> Instruction
Without including any pictures, write out the listing below exactly.

> Source material
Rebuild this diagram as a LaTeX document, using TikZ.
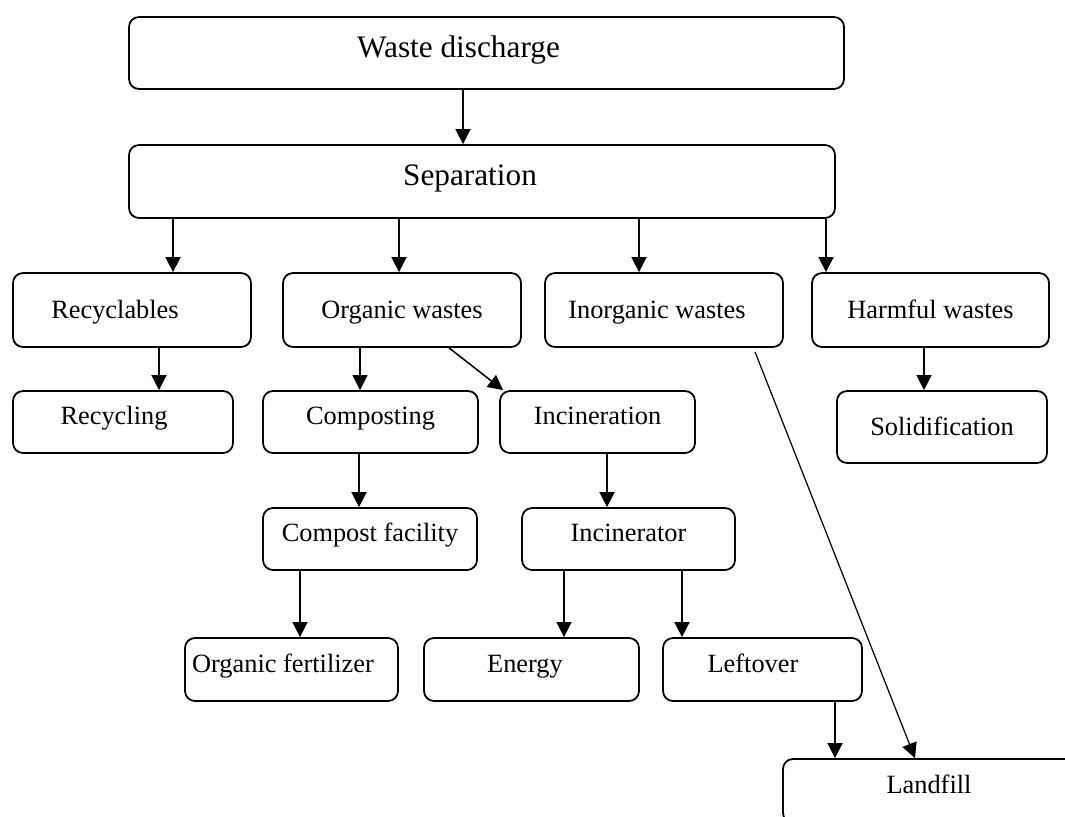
\documentclass[tikz,border=0pt]{standalone}
\usepackage{fontspec}
\setmainfont{Liberation Serif}
\usetikzlibrary{arrows.meta,positioning,calc}

\begin{document}
\begin{tikzpicture}[>={Triangle[length=0.30cm,width=0.30cm]},x=1.000cm,y=1.000cm,line width=0.9pt,
 box/.style={draw,line width=1pt,rounded corners=0.2cm,inner sep=0pt,font=\fontsize{15}{18}\selectfont,
   text height=0.40cm,text depth=0.29cm},
 mid/.style={text height=0.50cm,text depth=0.15cm},
 big/.style={font=\fontsize{17.8}{21}\selectfont,text height=0.47cm,text depth=0.30cm},
 lpad/.style={execute at end node={\hspace*{#1}}}]
\clip (0,0) rectangle (21.300,-16.340);
% top row
\node[box,big,lpad=1.12cm,minimum width=14.30cm,minimum height=1.44cm] (wd) at (9.730,-1.060) {Waste discharge};
\node[box,big,lpad=0.48cm,minimum width=14.12cm,minimum height=1.46cm] (sep) at (9.640,-3.630) {Separation};
% kinds of waste
\node[box,mid,lpad=0.68cm,minimum width=4.76cm,minimum height=1.48cm] (rcb) at (2.640,-6.200) {Recyclables};
\node[box,mid,minimum width=4.76cm,minimum height=1.48cm] (org) at (8.040,-6.200) {Organic wastes};
\node[box,mid,lpad=0.28cm,minimum width=4.76cm,minimum height=1.48cm] (inorg) at (13.280,-6.200) {Inorganic wastes};
\node[box,mid,minimum width=4.74cm,minimum height=1.48cm] (harm) at (18.610,-6.200) {Harmful wastes};
% treatment
\node[box,lpad=0.36cm,minimum width=4.40cm,minimum height=1.24cm] (rcl) at (2.460,-8.440) {Recycling};
\node[box,minimum width=4.30cm,minimum height=1.24cm] (comp) at (7.410,-8.440) {Composting};
\node[box,minimum width=3.90cm,minimum height=1.24cm] (incin) at (11.950,-8.440) {Incineration};
\node[box,mid,minimum width=4.20cm,minimum height=1.44cm] (solid) at (18.840,-8.540) {Solidification};
\node[box,minimum width=4.28cm,minimum height=1.24cm] (cfac) at (7.400,-10.780) {Compost facility};
\node[box,minimum width=4.26cm,minimum height=1.24cm] (incr) at (12.570,-10.780) {Incinerator};
% products
\node[box,lpad=0.34cm,minimum width=4.26cm,minimum height=1.26cm] (fert) at (5.830,-13.390) {Organic fertilizer};
\node[box,lpad=0.26cm,minimum width=4.30cm,minimum height=1.26cm] (ener) at (10.630,-13.390) {Energy};
\node[box,lpad=0.38cm,minimum width=3.98cm,minimum height=1.26cm] (left) at (15.250,-13.390) {Leftover};
\node[box,minimum width=5.84cm,minimum height=1.28cm] (land) at (18.580,-15.820) {Landfill};
% arrows
\draw[->] ([xshift=-0.38cm]sep.north |- wd.south) -- ([xshift=-0.38cm]sep.north);
\draw[->] ([xshift=0.82cm]rcb.north |- sep.south) -- ([xshift=0.82cm]rcb.north);
\draw[->] ([xshift=-0.06cm]org.north |- sep.south) -- ([xshift=-0.06cm]org.north);
\draw[->] ([xshift=-0.50cm]inorg.north |- sep.south) -- ([xshift=-0.50cm]inorg.north);
\draw[->] ([xshift=-2.09cm]harm.north |- sep.south) -- ([xshift=-2.09cm]harm.north);
\draw[->] ([xshift=0.72cm]rcl.north |- rcb.south) -- ([xshift=0.72cm]rcl.north);
\draw[->] ([xshift=-0.21cm]comp.north |- org.south) -- ([xshift=-0.21cm]comp.north);
\draw[->] ([xshift=0.94cm]org.south) -- ([xshift=0.08cm]incin.north west);
\draw[->] ([xshift=-0.36cm]solid.north |- harm.south) -- ([xshift=-0.36cm]solid.north);
\draw[->] ([xshift=-0.22cm]cfac.north |- comp.south) -- ([xshift=-0.22cm]cfac.north);
\draw[->] ([xshift=-0.43cm]incr.north |- incin.south) -- ([xshift=-0.43cm]incr.north);
\draw[->] ([xshift=0.17cm]fert.north |- cfac.south) -- ([xshift=0.17cm]fert.north);
\draw[->] ([xshift=0.65cm]ener.north |- incr.south) -- ([xshift=0.65cm]ener.north);
\draw[->] ([xshift=-1.61cm]left.north |- incr.south) -- ([xshift=-1.61cm]left.north);
\draw[->] ([xshift=-1.88cm]land.north |- left.south) -- ([xshift=-1.88cm]land.north);
\draw[->,line width=0.7pt] ([xshift=1.82cm,yshift=-0.08cm]inorg.south) -- ([xshift=-0.28cm]land.north);
\end{tikzpicture}
\end{document}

> Result of this exercise
Rebuild this diagram as a LaTeX document, using TikZ.
\documentclass[tikz,border=0pt]{standalone}
\usepackage{fontspec}
\setmainfont{Liberation Serif}
\usetikzlibrary{arrows.meta,positioning,calc}

\begin{document}
\begin{tikzpicture}[>={Triangle[length=0.30cm,width=0.30cm]},x=1.000cm,y=1.000cm,line width=0.9pt,
 box/.style={draw,line width=1pt,rounded corners=0.2cm,inner sep=0pt,font=\fontsize{15}{18}\selectfont,
   text height=0.40cm,text depth=0.29cm},
 mid/.style={text height=0.50cm,text depth=0.15cm},
 big/.style={font=\fontsize{17.8}{21}\selectfont,text height=0.47cm,text depth=0.30cm},
 lpad/.style={execute at end node={\hspace*{#1}}}]
\clip (0,0) rectangle (21.300,-16.340);
% top row
\node[box,big,lpad=1.12cm,minimum width=14.30cm,minimum height=1.44cm] (wd) at (9.730,-1.060) {Waste discharge};
\node[box,big,lpad=0.48cm,minimum width=14.12cm,minimum height=1.46cm] (sep) at (9.640,-3.630) {Separation};
% kinds of waste
\node[box,mid,lpad=0.68cm,minimum width=4.76cm,minimum height=1.48cm] (rcb) at (2.640,-6.200) {Recyclables};
\node[box,mid,minimum width=4.76cm,minimum height=1.48cm] (org) at (8.040,-6.200) {Organic wastes};
\node[box,mid,lpad=0.28cm,minimum width=4.76cm,minimum height=1.48cm] (inorg) at (13.280,-6.200) {Inorganic wastes};
\node[box,mid,minimum width=4.74cm,minimum height=1.48cm] (harm) at (18.610,-6.200) {Harmful wastes};
% treatment
\node[box,lpad=0.36cm,minimum width=4.40cm,minimum height=1.24cm] (rcl) at (2.460,-8.440) {Recycling};
\node[box,minimum width=4.30cm,minimum height=1.24cm] (comp) at (7.410,-8.440) {Composting};
\node[box,minimum width=3.90cm,minimum height=1.24cm] (incin) at (11.950,-8.440) {Incineration};
\node[box,mid,minimum width=4.20cm,minimum height=1.44cm] (solid) at (18.840,-8.540) {Solidification};
\node[box,minimum width=4.28cm,minimum height=1.24cm] (cfac) at (7.400,-10.780) {Compost facility};
\node[box,minimum width=4.26cm,minimum height=1.24cm] (incr) at (12.570,-10.780) {Incinerator};
% products
\node[box,lpad=0.34cm,minimum width=4.26cm,minimum height=1.26cm] (fert) at (5.830,-13.390) {Organic fertilizer};
\node[box,lpad=0.26cm,minimum width=4.30cm,minimum height=1.26cm] (ener) at (10.630,-13.390) {Energy};
\node[box,lpad=0.38cm,minimum width=3.98cm,minimum height=1.26cm] (left) at (15.250,-13.390) {Leftover};
\node[box,minimum width=5.84cm,minimum height=1.28cm] (land) at (18.580,-15.820) {Landfill};
% arrows
\draw[->] ([xshift=-0.38cm]sep.north |- wd.south) -- ([xshift=-0.38cm]sep.north);
\draw[->] ([xshift=0.82cm]rcb.north |- sep.south) -- ([xshift=0.82cm]rcb.north);
\draw[->] ([xshift=-0.06cm]org.north |- sep.south) -- ([xshift=-0.06cm]org.north);
\draw[->] ([xshift=-0.50cm]inorg.north |- sep.south) -- ([xshift=-0.50cm]inorg.north);
\draw[->] ([xshift=-2.09cm]harm.north |- sep.south) -- ([xshift=-2.09cm]harm.north);
\draw[->] ([xshift=0.72cm]rcl.north |- rcb.south) -- ([xshift=0.72cm]rcl.north);
\draw[->] ([xshift=-0.21cm]comp.north |- org.south) -- ([xshift=-0.21cm]comp.north);
\draw[->] ([xshift=0.94cm]org.south) -- ([xshift=0.08cm]incin.north west);
\draw[->] ([xshift=-0.36cm]solid.north |- harm.south) -- ([xshift=-0.36cm]solid.north);
\draw[->] ([xshift=-0.22cm]cfac.north |- comp.south) -- ([xshift=-0.22cm]cfac.north);
\draw[->] ([xshift=-0.43cm]incr.north |- incin.south) -- ([xshift=-0.43cm]incr.north);
\draw[->] ([xshift=0.17cm]fert.north |- cfac.south) -- ([xshift=0.17cm]fert.north);
\draw[->] ([xshift=0.65cm]ener.north |- incr.south) -- ([xshift=0.65cm]ener.north);
\draw[->] ([xshift=-1.61cm]left.north |- incr.south) -- ([xshift=-1.61cm]left.north);
\draw[->] ([xshift=-1.88cm]land.north |- left.south) -- ([xshift=-1.88cm]land.north);
\draw[->,line width=0.7pt] ([xshift=1.82cm,yshift=-0.08cm]inorg.south) -- ([xshift=-0.28cm]land.north);
\end{tikzpicture}
\end{document}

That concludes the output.